Orson notes that individuals in the program at Hopewell have both a serious mental illness, such as bipolar disorder, schizophrenia or serious depression, along with a chronic medical condition, which might range from diabetes, to high blood pressure to heart disease.

Treating the whole person

Typical of the basic care is that provided recently to Marie H. Smith, an elderly woman who dropped by Hopewell for metabolic screening that's crucial to keeping people out of emergency rooms. Providing the screening was Maile Jarrette, a nurse care manager who moved to St. Louis a few years ago after graduating from UCLA. Her office on an upper floor of the Hopewell building is airy and brightened by lots of sunshine from windows looking down into South Grand and the St. Louis University Medical School complex.

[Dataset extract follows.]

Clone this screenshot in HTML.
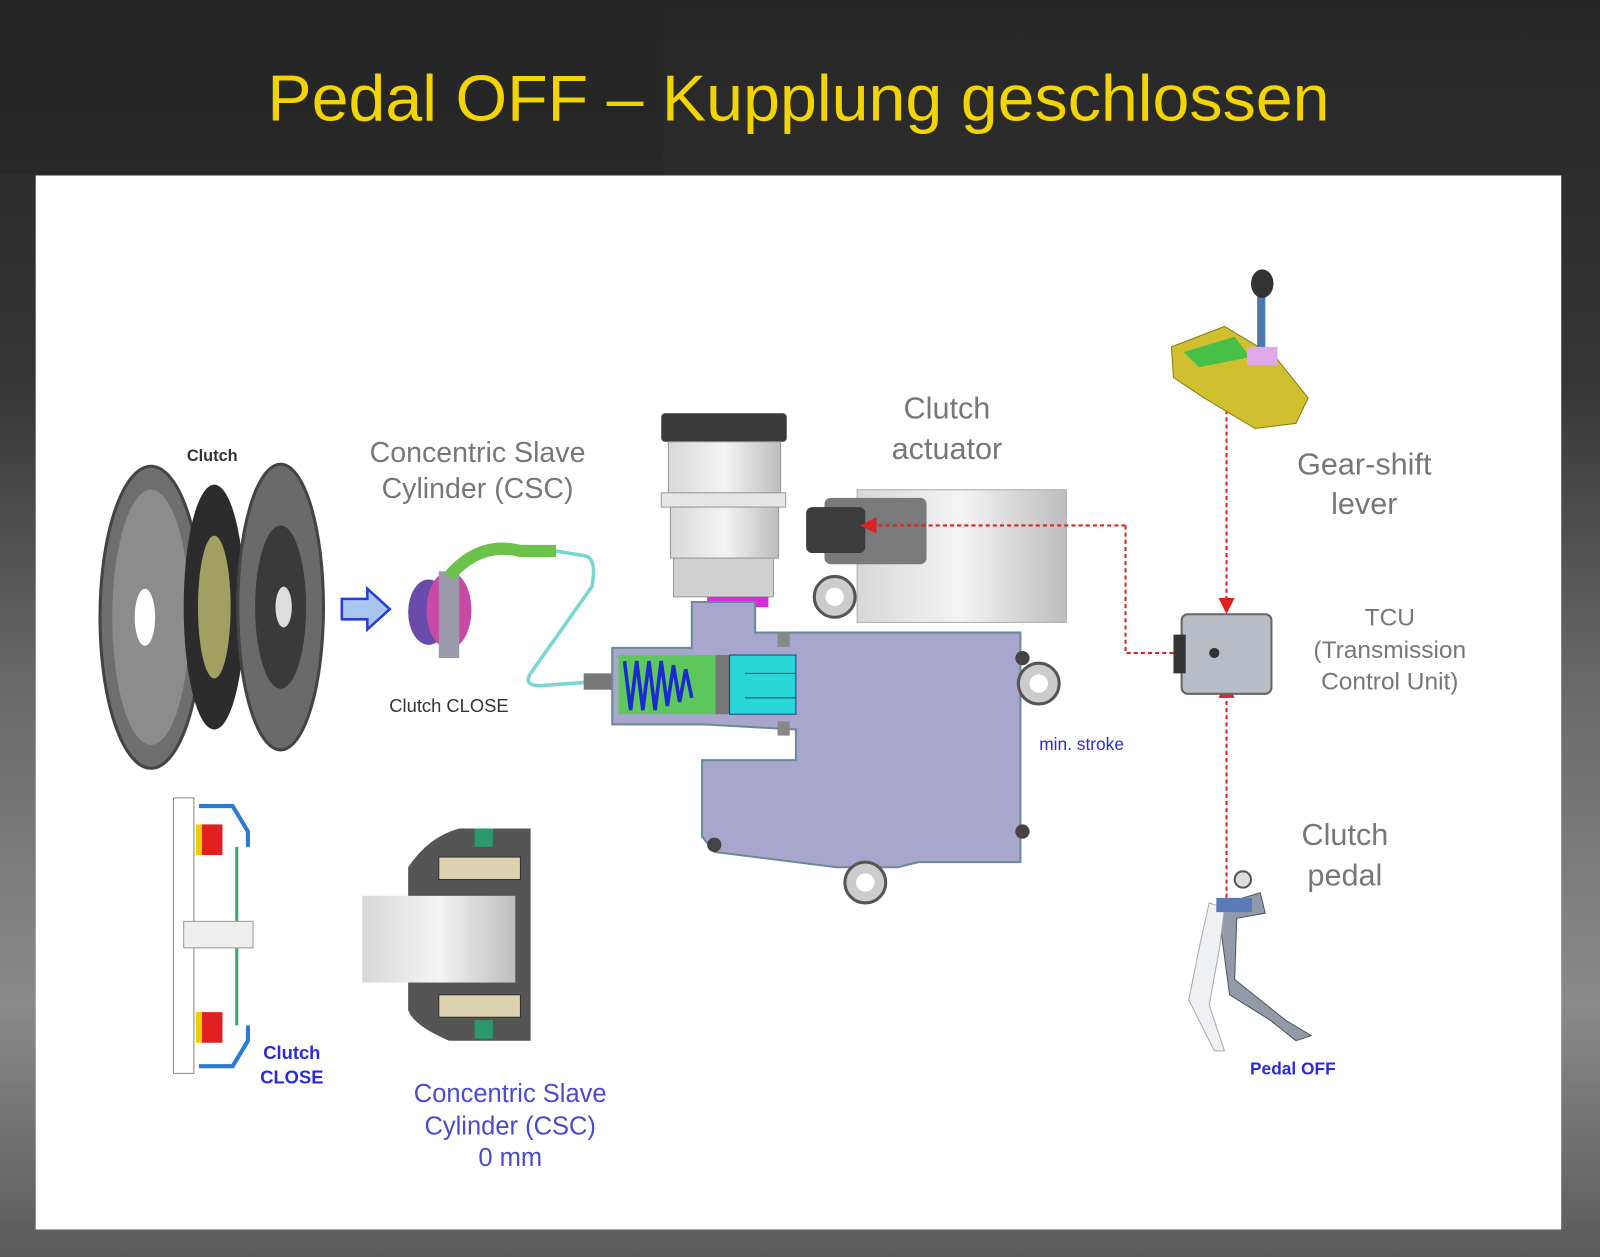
<!DOCTYPE html>
<html><head><meta charset="utf-8"><style>
html,body{margin:0;padding:0;width:1600px;height:1257px;overflow:hidden;background:#2b2b2b}
svg{display:block}
text{font-family:"Liberation Sans","DejaVu Sans",sans-serif}
</style></head><body>
<svg width="1600" height="1257" viewBox="0 0 1568 1232" preserveAspectRatio="none" xmlns="http://www.w3.org/2000/svg">
<defs>
<linearGradient id="bg" x1="0" y1="0" x2="0" y2="1">
<stop offset="0" stop-color="#262626"/><stop offset="0.3" stop-color="#353535"/><stop offset="0.55" stop-color="#6a6a6a"/><stop offset="0.8" stop-color="#8a8a8a"/><stop offset="1" stop-color="#5a5a5a"/>
</linearGradient>
<linearGradient id="metal" x1="0" y1="0" x2="1" y2="0">
<stop offset="0" stop-color="#d8d8d8"/><stop offset="0.5" stop-color="#f4f4f4"/><stop offset="1" stop-color="#bdbdbd"/>
</linearGradient>
<marker id="ah" markerWidth="8" markerHeight="8" refX="6" refY="4" orient="auto"><path d="M0,0 L8,4 L0,8 z" fill="#e02020"/></marker>
</defs>
<rect width="1568" height="1232" fill="url(#bg)"/>
<rect x="0" y="0" width="650" height="170" fill="#242424" opacity="0.6"/>
<text x="262" y="118" font-size="64" fill="#f2d400" textLength="1041" lengthAdjust="spacingAndGlyphs">Pedal OFF – Kupplung geschlossen</text>
<rect x="35" y="172" width="1495" height="1033" fill="#ffffff"/>

<!-- Clutch assembly -->
<text x="208" y="452" font-size="16" fill="#333" text-anchor="middle" font-weight="bold">Clutch</text>
<ellipse cx="148" cy="605" rx="50" ry="148" fill="#6e6e6e" stroke="#444" stroke-width="3"/>
<ellipse cx="148" cy="605" rx="38" ry="125" fill="#8c8c8c"/>
<ellipse cx="142" cy="605" rx="10" ry="28" fill="#fff"/>
<ellipse cx="210" cy="595" rx="30" ry="120" fill="#2c2c2c"/>
<ellipse cx="210" cy="595" rx="16" ry="70" fill="#a0a060"/>
<ellipse cx="275" cy="595" rx="42" ry="140" fill="#6a6a6a" stroke="#444" stroke-width="3"/>
<ellipse cx="275" cy="595" rx="25" ry="80" fill="#3a3a3a"/>
<ellipse cx="278" cy="595" rx="8" ry="20" fill="#ddd"/>
<path d="M335,587 L360,587 L360,577 L382,597 L360,617 L360,607 L335,607 Z" fill="#a9c6f0" stroke="#2b3cd6" stroke-width="2.5"/>

<!-- CSC top -->
<text x="468" y="453" font-size="28" fill="#777" text-anchor="middle">Concentric Slave</text>
<text x="468" y="488" font-size="28" fill="#777" text-anchor="middle">Cylinder (CSC)</text>
<ellipse cx="420" cy="600" rx="20" ry="32" fill="#6a4aaa"/>
<ellipse cx="440" cy="598" rx="22" ry="38" fill="#c74aa5"/>
<rect x="430" y="560" width="20" height="85" fill="#9a9aaa"/>
<path d="M440,565 Q470,530 510,540 L545,540" stroke="#6cc24a" stroke-width="12" fill="none"/>
<path d="M545,540 L575,545 Q585,550 580,575 L520,660 Q512,672 530,672 L585,668" stroke="#7ad6d0" stroke-width="3.5" fill="none"/>
<rect x="572" y="660" width="28" height="16" fill="#777"/>
<text x="440" y="698" font-size="18" fill="#333" text-anchor="middle">Clutch CLOSE</text>

<!-- Reservoir -->
<rect x="648" y="405" width="123" height="28" rx="4" fill="#3a3a3a"/>
<rect x="655" y="433" width="110" height="50" fill="url(#metal)" stroke="#999"/>
<rect x="648" y="483" width="122" height="14" fill="#e6e6e6" stroke="#999"/>
<rect x="657" y="497" width="106" height="50" fill="url(#metal)" stroke="#999"/>
<rect x="660" y="547" width="98" height="38" fill="#d0d0d0" stroke="#999"/>
<rect x="693" y="585" width="60" height="10" fill="#d82ad8"/>

<!-- Motor housing -->
<rect x="840" y="480" width="205" height="130" fill="url(#metal)" stroke="#aaa"/>
<rect x="808" y="488" width="100" height="65" rx="6" fill="#7a7a7a"/>
<rect x="790" y="497" width="58" height="45" rx="6" fill="#3c3c3c"/>
<circle cx="818" cy="585" r="20" fill="#ccc" stroke="#555" stroke-width="3"/><circle cx="818" cy="585" r="9" fill="#fff"/>

<!-- Actuator body -->
<path d="M678,590 L740,590 L740,620 L1000,620 L1000,845 L900,845 L880,850 L820,850 L700,835 L688,820 L688,745 L780,745 L780,715 L690,710 L600,710 L600,635 L678,635 Z" fill="#a8a6cc" stroke="#6a8a9a" stroke-width="2"/>
<rect x="606" y="642" width="95" height="58" fill="#5ec85e"/>
<path d="M612,648 l6,48 l6,-48 l6,48 l6,-48 l6,48 l6,-48 l6,44 l6,-40 l6,36 l6,-32 l6,28" stroke="#1a2ad0" stroke-width="3.5" fill="none"/>
<rect x="701" y="642" width="14" height="58" fill="#777"/>
<rect x="715" y="642" width="65" height="58" fill="#28d8d8" stroke="#147" stroke-width="1"/>
<line x1="730" y1="660" x2="780" y2="660" stroke="#147"/><line x1="730" y1="684" x2="780" y2="684" stroke="#147"/>
<circle cx="1018" cy="670" r="20" fill="#ccc" stroke="#555" stroke-width="3"/><circle cx="1018" cy="670" r="9" fill="#fff"/>
<circle cx="848" cy="865" r="20" fill="#ccc" stroke="#555" stroke-width="3"/><circle cx="848" cy="865" r="9" fill="#fff"/>
<circle cx="700" cy="828" r="7" fill="#444"/><circle cx="1002" cy="815" r="7" fill="#444"/><circle cx="1002" cy="645" r="7" fill="#444"/>
<rect x="762" y="620" width="12" height="14" fill="#888"/><rect x="762" y="707" width="12" height="14" fill="#888"/>

<text x="928" y="410" font-size="30" fill="#777" text-anchor="middle">Clutch</text>
<text x="928" y="450" font-size="30" fill="#777" text-anchor="middle">actuator</text>
<text x="1060" y="735" font-size="17" fill="#2b2bd6" text-anchor="middle">min. stroke</text>

<!-- Red dashed connectors -->
<path d="M1103,515 L1103,640 L1150,640" stroke="#e02020" stroke-width="2" stroke-dasharray="4,3" fill="none"/>
<path d="M1103,515 L847,515" stroke="#e02020" stroke-width="2" stroke-dasharray="4,3" fill="none" marker-end="url(#ah)"/>
<path d="M1202,360 L1202,598" stroke="#e02020" stroke-width="2" stroke-dasharray="4,3" fill="none" marker-end="url(#ah)"/>
<path d="M1202,880 L1202,672" stroke="#e02020" stroke-width="2" stroke-dasharray="4,3" fill="none" marker-end="url(#ah)"/>

<!-- Gear shift -->
<path d="M1148,340 L1200,320 L1250,350 L1282,390 L1270,415 L1230,420 L1180,390 L1150,370 Z" fill="#d0c030" stroke="#8a7a10"/>
<path d="M1160,345 L1210,330 L1225,350 L1175,360 Z" fill="#48c048"/>
<rect x="1232" y="280" width="8" height="70" fill="#4a7ab0"/>
<ellipse cx="1237" cy="278" rx="11" ry="14" fill="#333"/>
<rect x="1222" y="340" width="30" height="18" fill="#e0a8e8"/>
<text x="1337" y="465" font-size="30" fill="#777" text-anchor="middle">Gear-shift</text>
<text x="1337" y="504" font-size="30" fill="#777" text-anchor="middle">lever</text>

<!-- TCU -->
<rect x="1158" y="602" width="88" height="78" rx="6" fill="#b8bcc4" stroke="#666" stroke-width="2"/>
<rect x="1150" y="622" width="12" height="38" fill="#333"/>
<circle cx="1190" cy="640" r="5" fill="#333"/>
<text x="1362" y="613" font-size="24" fill="#777" text-anchor="middle">TCU</text>
<text x="1362" y="645" font-size="24" fill="#777" text-anchor="middle">(Transmission</text>
<text x="1362" y="676" font-size="24" fill="#777" text-anchor="middle">Control Unit)</text>

<!-- Clutch pedal -->
<path d="M1185,890 L1235,875 L1240,895 L1212,900 L1210,960 L1260,1000 L1285,1015 L1270,1020 L1245,1000 L1205,975 L1195,900 Z" fill="#909aa8" stroke="#555"/>
<path d="M1185,885 L1175,930 L1165,980 L1190,1030 L1200,1030 L1185,985 L1195,930 L1200,890 Z" fill="#eef0f4" stroke="#aaa"/>
<rect x="1192" y="880" width="35" height="14" fill="#5a7ab8"/>
<circle cx="1218" cy="862" r="8" fill="#ddd" stroke="#555" stroke-width="2"/>
<text x="1318" y="828" font-size="30" fill="#777" text-anchor="middle">Clutch</text>
<text x="1318" y="868" font-size="30" fill="#777" text-anchor="middle">pedal</text>
<text x="1267" y="1053" font-size="17" fill="#2b2bd6" text-anchor="middle" font-weight="bold">Pedal OFF</text>

<!-- Bottom-left section drawing -->
<path d="M170,782 L190,782 L190,1052 L170,1052 Z" fill="#fff" stroke="#888"/>
<path d="M195,790 L228,790 L243,815 L243,830" stroke="#2a7ad6" stroke-width="4" fill="none"/>
<path d="M195,1045 L228,1045 L243,1020 L243,1005" stroke="#2a7ad6" stroke-width="4" fill="none"/>
<rect x="196" y="808" width="22" height="30" fill="#e02020"/><rect x="192" y="808" width="6" height="30" fill="#f0d000"/>
<rect x="196" y="992" width="22" height="30" fill="#e02020"/><rect x="192" y="992" width="6" height="30" fill="#f0d000"/>
<line x1="232" y1="830" x2="232" y2="1005" stroke="#3aaa6a" stroke-width="3"/>
<rect x="180" y="903" width="68" height="26" fill="#eee" stroke="#999"/>
<text x="286" y="1038" font-size="18" fill="#2b2bd6" text-anchor="middle" font-weight="bold">Clutch</text>
<text x="286" y="1062" font-size="18" fill="#2b2bd6" text-anchor="middle" font-weight="bold">CLOSE</text>

<!-- CSC section -->
<path d="M400,850 Q420,820 450,812 L520,812 L520,1020 L440,1020 Q405,1005 400,990 Z" fill="#555"/>
<rect x="355" y="878" width="150" height="85" fill="url(#metal)"/>
<rect x="430" y="840" width="80" height="22" fill="#dcd2b0" stroke="#333"/>
<rect x="430" y="975" width="80" height="22" fill="#dcd2b0" stroke="#333"/>
<rect x="465" y="812" width="18" height="18" fill="#2a9a6a"/><rect x="465" y="1000" width="18" height="18" fill="#2a9a6a"/>
<text x="500" y="1080" font-size="25" fill="#4a4ad0" text-anchor="middle">Concentric Slave</text>
<text x="500" y="1112" font-size="25" fill="#4a4ad0" text-anchor="middle">Cylinder (CSC)</text>
<text x="500" y="1143" font-size="25" fill="#4a4ad0" text-anchor="middle">0 mm</text>
</svg>
</body></html>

Smith's screening session involved a few quick procedures, including a tiny pin prick on a finger to draw blood. The procedures help Jarrette make an early detection of diabetes, increased cholesterol and elevated blood pressure. In a matter of minutes, Jarrette read the results and explained them to Smith, who was soon on her way.

Orson says the program marks an innovation in health-care delivery, providing patients with nurse care managers,  such as Jarrette, who not only help monitor a patient's medical condition, but help coordinate the patient's services with hospitals and primary-care providers.

Beyond nurse care managers are Hopewell internists who review each case and might provide "doctor to doctor communication" to coordinate the care, Orson says.

"We want to make sure the left hand knows what the right hand is doing."

Beyond Jarrette are home visitors or community support workers who make sure the clients are taking their medications, and that their food, shelter and other needs are being met.

"The idea is to create a climate so that people don't have to go to the emergency room and they don't have to go to nursing homes," Orson says.

"We just really try to enhance the quality of their lives. A lot of times behavioral health is masking physical needs. We want to treat the whole person."